What the exercise asks -
Write out the full set of records exactly. Any pictures in them do not belong in the copy.

____

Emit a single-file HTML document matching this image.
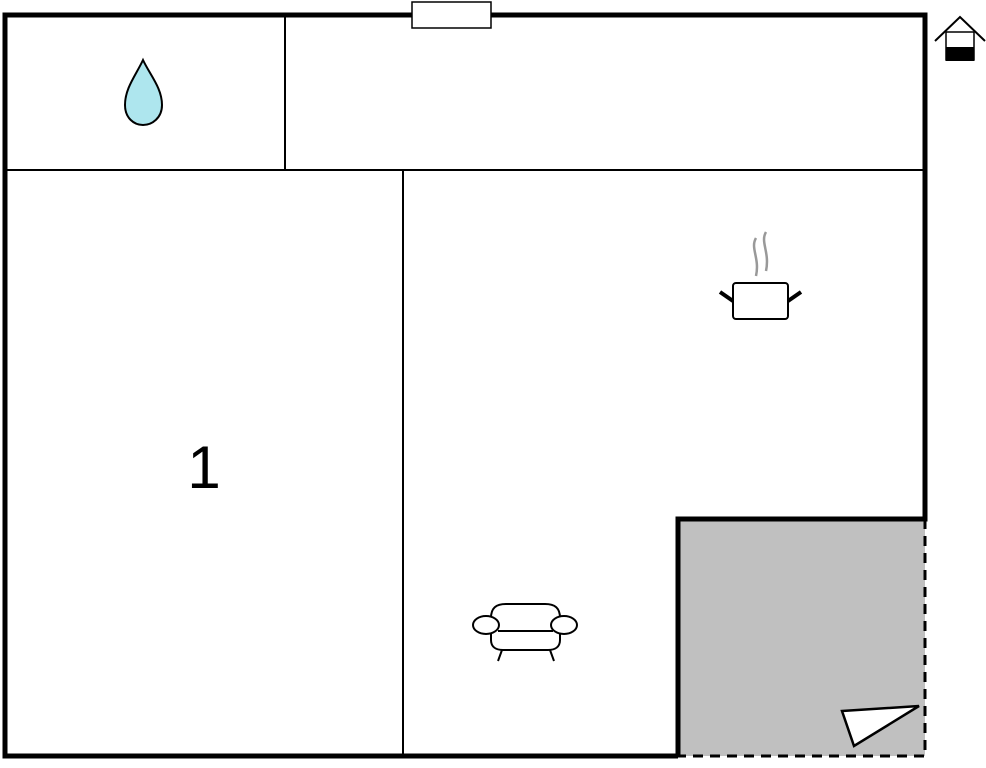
<!DOCTYPE html>
<html><head><style>html,body{margin:0;padding:0;background:#fff;width:986px;height:768px;overflow:hidden}</style></head>
<body>
<svg width="986" height="768" viewBox="0 0 986 768" xmlns="http://www.w3.org/2000/svg">
<rect x="678" y="519" width="247" height="237" fill="#c0c0c0"/>
<g stroke="#000" fill="none">
<path d="M678,756 L5,756 L5,15 L925,15 L925,519 L678,519 L678,756" stroke-width="5"/>
<path d="M925,519 L925,756 L678,756" stroke-width="3" stroke-dasharray="10,7"/>
<line x1="5" y1="170" x2="925" y2="170" stroke-width="2"/>
<line x1="285" y1="15" x2="285" y2="170" stroke-width="2"/>
<line x1="403" y1="170" x2="403" y2="756" stroke-width="2"/>
</g>
<rect x="412" y="2" width="79" height="26" fill="#fff" stroke="#000" stroke-width="1.5"/>
<path d="M143,60 C136,75 125,88 125,105 C125,118 134,125 143,125 C152,125 162,118 162,105 C162,88 150,75 143,60 Z" fill="#aee6ee" stroke="#000" stroke-width="2"/>
<text x="204" y="488" font-family="Liberation Sans, sans-serif" font-size="60" text-anchor="middle">1</text>
<!-- pot -->
<g stroke="#000" stroke-width="2" fill="#fff">
<rect x="733" y="283" width="55" height="36" rx="3"/>
</g>
<path d="M720,292 L733,301 M801,292 L788,301" stroke="#000" stroke-width="4"/>
<path d="M756,238 C750,248 760,258 756,276 M766,232 C760,242 770,252 766,271" stroke="#999" stroke-width="2.5" fill="none"/>
<!-- sofa -->
<g stroke="#000" stroke-width="2" fill="#fff">
<path d="M491,618 C491,608 496,604 506,604 L545,604 C555,604 560,608 560,618 L560,640 C560,647 555,650 548,650 L503,650 C496,650 491,647 491,640 Z"/>
<line x1="498" y1="631" x2="553" y2="631"/>
<ellipse cx="486" cy="625" rx="13" ry="9"/>
<ellipse cx="564" cy="625" rx="13" ry="9"/>
<line x1="502" y1="650" x2="498" y2="661"/>
<line x1="550" y1="650" x2="554" y2="661"/>
</g>
<!-- triangle -->
<path d="M842,711 L919,706 L854,746 Z" fill="#fff" stroke="#000" stroke-width="2.5"/>
<!-- house icon -->
<path d="M935,41 L960,17 L985,41" stroke="#000" stroke-width="2" fill="none"/>
<rect x="946" y="32" width="28" height="28" fill="#fff" stroke="#000" stroke-width="1.5"/>
<rect x="946" y="47" width="28" height="14" fill="#000"/>
</svg>
</body></html>
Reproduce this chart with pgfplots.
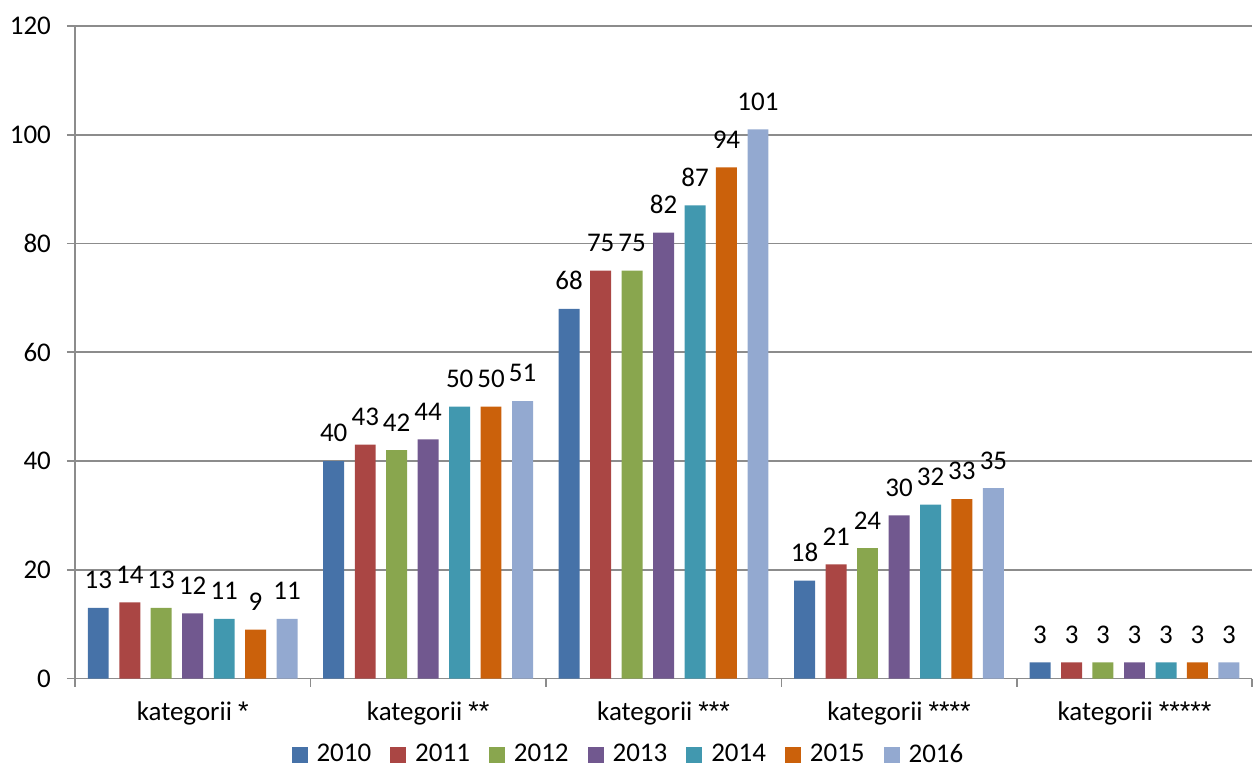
\documentclass[border=0pt]{standalone}
\usepackage{fontspec}
\setmainfont{Carlito}
\newfontfamily\astfont{Liberation Sans}
\newcommand\st[1]{{\astfont #1}}
\usepackage{pgfplots}
\pgfplotsset{compat=1.18}
\definecolor{c10}{HTML}{4672A8}
\definecolor{c11}{HTML}{AA4644}
\definecolor{c12}{HTML}{89A64E}
\definecolor{c13}{HTML}{71588F}
\definecolor{c14}{HTML}{4198AF}
\definecolor{c15}{HTML}{CB610B}
\definecolor{c16}{HTML}{93A9D0}
\definecolor{gridgray}{HTML}{8C8C8C}

\begin{document}
\begin{tikzpicture}[font=\fontsize{13.5pt}{16pt}\selectfont]
\begin{axis}[
  name=ax,
  scale only axis,
  width=589pt,height=326.5pt,
  ybar,
  bar width=0.089,
  xmin=-0.5,xmax=4.5,
  ymin=0,ymax=120,
  ytick={0,20,...,120},
  xtick={0,1,2,3,4},
  xticklabels={kategorii \st{*},kategorii \st{**},kategorii \st{***},kategorii \st{****},kategorii \st{*****}},
  major x tick style={draw=none},
  minor xtick={-0.5,0.5,1.5,2.5,3.5,4.5},
  minor x tick style={gridgray,thick},
  minor tick length=4pt,
  major tick length=4pt,
  tick align=outside,
  ytick style={gridgray,thick},
  axis x line*=bottom,
  axis y line*=left,
  axis line style={gridgray,thick,-},
  ymajorgrids,
  grid style={gridgray,thick},
  /pgf/number format/assume math mode=true,
  yticklabel style={xshift=-4.5pt},
  xticklabel style={yshift=-4pt},
  nodes near coords,
  nodes near coords style={yshift=6pt,black},
  legend columns=7,
  legend style={draw=none,inner sep=1pt,at={(0.471,0)},anchor=center,yshift=-38pt,
    /tikz/every even column/.append style={column sep=7.5pt}},
  legend image code/.code={\fill[#1] (0pt,-4pt) rectangle (8pt,4pt); \path (10.5pt,0pt);},
]
\addplot[fill=c10,draw=none,bar shift=-0.401] coordinates {(0,13)(1,40)(2,68)(3,18)(4,3)};
\addplot[fill=c11,draw=none,bar shift=-0.267] coordinates {(0,14)(1,43)(2,75)(3,21)(4,3)};
\addplot[fill=c12,draw=none,bar shift=-0.134] coordinates {(0,13)(1,42)(2,75)(3,24)(4,3)};
\addplot[fill=c13,draw=none,bar shift=0] coordinates {(0,12)(1,44)(2,82)(3,30)(4,3)};
\addplot[fill=c14,draw=none,bar shift=0.134] coordinates {(0,11)(1,50)(2,87)(3,32)(4,3)};
\addplot[fill=c15,draw=none,bar shift=0.267] coordinates {(0,9)(1,50)(2,94)(3,33)(4,3)};
\addplot[fill=c16,draw=none,bar shift=0.401] coordinates {(0,11)(1,51)(2,101)(3,35)(4,3)};
\legend{2010,2011,2012,2013,2014,2015,2016}
\end{axis}
\path (ax.north) ++(0,13pt);
\path (ax.south west) ++(-37.5pt,0);
\end{tikzpicture}
\end{document}
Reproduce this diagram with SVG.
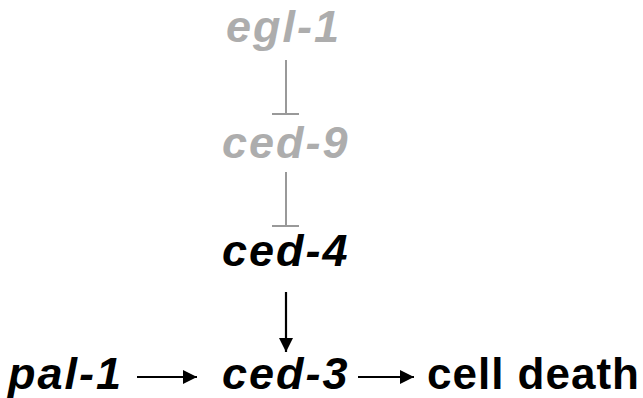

____

Exercise result -
Emit a single-file HTML document matching this image.
<!DOCTYPE html>
<html><head><style>html,body{margin:0;padding:0;background:#fff;width:986px;height:768px;overflow:hidden}</style></head>
<body>
<svg width="986" height="768" viewBox="0 0 986 768" xmlns="http://www.w3.org/2000/svg">
<rect x="678" y="519" width="247" height="237" fill="#c0c0c0"/>
<g stroke="#000" fill="none">
<path d="M678,756 L5,756 L5,15 L925,15 L925,519 L678,519 L678,756" stroke-width="5"/>
<path d="M925,519 L925,756 L678,756" stroke-width="3" stroke-dasharray="10,7"/>
<line x1="5" y1="170" x2="925" y2="170" stroke-width="2"/>
<line x1="285" y1="15" x2="285" y2="170" stroke-width="2"/>
<line x1="403" y1="170" x2="403" y2="756" stroke-width="2"/>
</g>
<rect x="412" y="2" width="79" height="26" fill="#fff" stroke="#000" stroke-width="1.5"/>
<path d="M143,60 C136,75 125,88 125,105 C125,118 134,125 143,125 C152,125 162,118 162,105 C162,88 150,75 143,60 Z" fill="#aee6ee" stroke="#000" stroke-width="2"/>
<text x="204" y="488" font-family="Liberation Sans, sans-serif" font-size="60" text-anchor="middle">1</text>
<!-- pot -->
<g stroke="#000" stroke-width="2" fill="#fff">
<rect x="733" y="283" width="55" height="36" rx="3"/>
</g>
<path d="M720,292 L733,301 M801,292 L788,301" stroke="#000" stroke-width="4"/>
<path d="M756,238 C750,248 760,258 756,276 M766,232 C760,242 770,252 766,271" stroke="#999" stroke-width="2.5" fill="none"/>
<!-- sofa -->
<g stroke="#000" stroke-width="2" fill="#fff">
<path d="M491,618 C491,608 496,604 506,604 L545,604 C555,604 560,608 560,618 L560,640 C560,647 555,650 548,650 L503,650 C496,650 491,647 491,640 Z"/>
<line x1="498" y1="631" x2="553" y2="631"/>
<ellipse cx="486" cy="625" rx="13" ry="9"/>
<ellipse cx="564" cy="625" rx="13" ry="9"/>
<line x1="502" y1="650" x2="498" y2="661"/>
<line x1="550" y1="650" x2="554" y2="661"/>
</g>
<!-- triangle -->
<path d="M842,711 L919,706 L854,746 Z" fill="#fff" stroke="#000" stroke-width="2.5"/>
<!-- house icon -->
<path d="M935,41 L960,17 L985,41" stroke="#000" stroke-width="2" fill="none"/>
<rect x="946" y="32" width="28" height="28" fill="#fff" stroke="#000" stroke-width="1.5"/>
<rect x="946" y="47" width="28" height="14" fill="#000"/>
</svg>
</body></html>
Reproduce this chart with pgfplots.
\documentclass[border=0pt]{standalone}
\usepackage{fontspec}
\setmainfont{Carlito}
\newfontfamily\astfont{Liberation Sans}
\newcommand\st[1]{{\astfont #1}}
\usepackage{pgfplots}
\pgfplotsset{compat=1.18}
\definecolor{c10}{HTML}{4672A8}
\definecolor{c11}{HTML}{AA4644}
\definecolor{c12}{HTML}{89A64E}
\definecolor{c13}{HTML}{71588F}
\definecolor{c14}{HTML}{4198AF}
\definecolor{c15}{HTML}{CB610B}
\definecolor{c16}{HTML}{93A9D0}
\definecolor{gridgray}{HTML}{8C8C8C}

\begin{document}
\begin{tikzpicture}[font=\fontsize{13.5pt}{16pt}\selectfont]
\begin{axis}[
  name=ax,
  scale only axis,
  width=589pt,height=326.5pt,
  ybar,
  bar width=0.089,
  xmin=-0.5,xmax=4.5,
  ymin=0,ymax=120,
  ytick={0,20,...,120},
  xtick={0,1,2,3,4},
  xticklabels={kategorii \st{*},kategorii \st{**},kategorii \st{***},kategorii \st{****},kategorii \st{*****}},
  major x tick style={draw=none},
  minor xtick={-0.5,0.5,1.5,2.5,3.5,4.5},
  minor x tick style={gridgray,thick},
  minor tick length=4pt,
  major tick length=4pt,
  tick align=outside,
  ytick style={gridgray,thick},
  axis x line*=bottom,
  axis y line*=left,
  axis line style={gridgray,thick,-},
  ymajorgrids,
  grid style={gridgray,thick},
  /pgf/number format/assume math mode=true,
  yticklabel style={xshift=-4.5pt},
  xticklabel style={yshift=-4pt},
  nodes near coords,
  nodes near coords style={yshift=6pt,black},
  legend columns=7,
  legend style={draw=none,inner sep=1pt,at={(0.471,0)},anchor=center,yshift=-38pt,
    /tikz/every even column/.append style={column sep=7.5pt}},
  legend image code/.code={\fill[#1] (0pt,-4pt) rectangle (8pt,4pt); \path (10.5pt,0pt);},
]
\addplot[fill=c10,draw=none,bar shift=-0.401] coordinates {(0,13)(1,40)(2,68)(3,18)(4,3)};
\addplot[fill=c11,draw=none,bar shift=-0.267] coordinates {(0,14)(1,43)(2,75)(3,21)(4,3)};
\addplot[fill=c12,draw=none,bar shift=-0.134] coordinates {(0,13)(1,42)(2,75)(3,24)(4,3)};
\addplot[fill=c13,draw=none,bar shift=0] coordinates {(0,12)(1,44)(2,82)(3,30)(4,3)};
\addplot[fill=c14,draw=none,bar shift=0.134] coordinates {(0,11)(1,50)(2,87)(3,32)(4,3)};
\addplot[fill=c15,draw=none,bar shift=0.267] coordinates {(0,9)(1,50)(2,94)(3,33)(4,3)};
\addplot[fill=c16,draw=none,bar shift=0.401] coordinates {(0,11)(1,51)(2,101)(3,35)(4,3)};
\legend{2010,2011,2012,2013,2014,2015,2016}
\end{axis}
\path (ax.north) ++(0,13pt);
\path (ax.south west) ++(-37.5pt,0);
\end{tikzpicture}
\end{document}
Reproduce this diagram with SVG.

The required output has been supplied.